Herkesin gözü madenlerle petrolde
Osmanlı topraklarının petrol, bakır, kromu kurşun bakımından çok zengin olduğunu büyük devletler iyi bilmekteydi. Hele de Musul-Bağdat-Basra hattındaki zengin petrol yatakları bütün emperyalistlerin hedefi olmuştu. İngiltere’nin I. Dünya Savaşı’ndan kısa bir süre önce savaş gemilerinde kömür yerine petrol kullanmaya başlaması “Doğu’ya Hücum/Petrole Hücum” isteğini daha da artırmıştı. Almanya’nın gözü de petrol ve madenlerdedir. Anadolu’da kurulacak sulama sistemiyle yetiştirilecek pamuğun Avrupa tekstil sanayiine taşınması, buğday üretiminin arttırılması da Alman hedefleri arasındaydı.
Almanların Ermenilere bakışı
Almanya I. Dünya Savaşı öncesinde ve süresinde Ermeniler, Rusya’nın destekçisi ve Osmanlı içinde beşinci kol faaliyetleri sürdürmeleri açısından çok olumsuz olarak nitelendirilmiştir hep.
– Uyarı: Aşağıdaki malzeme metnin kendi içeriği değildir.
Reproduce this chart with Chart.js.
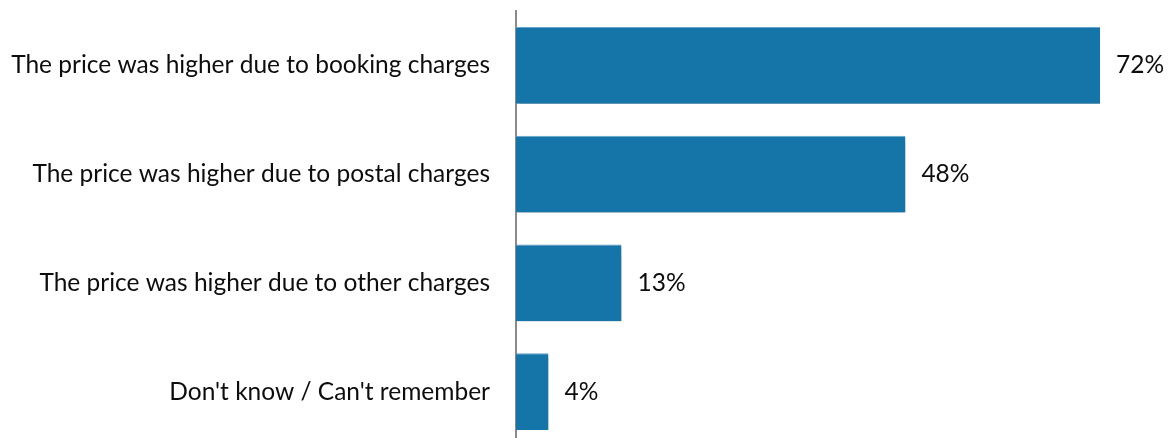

Alman Genelkurmay belgelerinde Ermeniler’den “eşkiya millet” diye söz edilir sıkça. Bağdat Demiryolu Almanların olmazsa olmazıdır. Ancak aynı bölgede Karadeniz’den Akdeniz’e, Trabzon’dan Adana’ya uzanan bir Ermeni devletinin, Almanların önüne dikilecek bir duvardır. Bu nedenle ALMAN SAVAŞ PLANLARI ERMENİLERİN İVEDİLİKLE O BÖLGEDEN SÖKÜLÜP ATILMASINI, TASFİYE EDİLMESİNİ ÖNGÖRMÜŞTÜR Kİ, bu daha sonra tehcir kararına dönüşecektir. Enver Paşa’nın öne sürüldüğü gibi bir başına tehcir kararı alması ve bunu uygulaması, Balkan Savaşı’ndan bu yana kolu kanadı kırılmış, malzemesi eksik, topla tüfekle, uçakla değil sadece yüreğiyle savaşan Osmanlı ordusu için söz konusu olamaz.
Tehcirin fikir babası Oppenheim
Max von Oppenheim (1860-1946) II. Wilhelm’in hem kutsal cihat ilanında hem de Ermeni tehciri fikrinin benimsenmesinde çok önemli katkıları olan, Yahudi kökenli, olağanüstü zengin bir bankerdir. Oppenheim Binbir Gece Masalları’nın etkisiyle Doğu’ya gitmek, Almanya’nın İslam alemine hamilik yapmasını, Türk-Arap unsurlarının topraklarını “çok verimli” bir dizi sömürgeye dönüştürmek istemektedir. Oppenheim’ın tarihi değeri çok yüksek nice sanat eserini Osmanlı toprağından çıkarıp Berlin’e kaçırmasından tutun da İstanbul, Kahire ve Şam’da kurduğu haremlere kadarki yaşantısı apayrı bir yazı hatta kitap konusudur! Hele de Berlin’de kurduğu İslam Cihat Bürosu’nun yaptıkları, Wilhelm’i Kudüs’e götürüp HACI WILHELM olarak ilan etmesi akıllara ziyandır en hafifinden! Ancak Arapları ilgilendiren tek şey altındır, cihat çağrısı değil. İngiliz’de de Alman’dan çok daha fazladır altın; bu yüzden de cihat tasarımı çöker. Oppenheim’ın Wilhelm’e bitip tükenmek bilmeyen ısrarları sonucu, Alman Genelkurmayı Ermeni Tehcir Raporu hazırlar, Wilhelm onaylar ve Enver Paşa’ya tebliğ edilir. Tehcir askeri kararname olarak Enver Paşa imzasıyla yayınlanır. Talat Bey (Paşa) bunu İçişleri bakanı olarak sadece onaylar. Tehcirde Teşkilat-ı Mahsusa kullanılmıştır ve teşkilat Enver Paşa’ya yolladığı raporların bir kopyasını İstanbul’daki Alman subaylar heyetine de yollamıştır. Yani tehcir Bağdat demiryolunu güvenceye almak için, her an başkaldıracak Ermenileri Doğu’ya sürmek amaçlı bir harekettir; soykırımla ilgisi olmadığını da en iyi Almanlar bilir!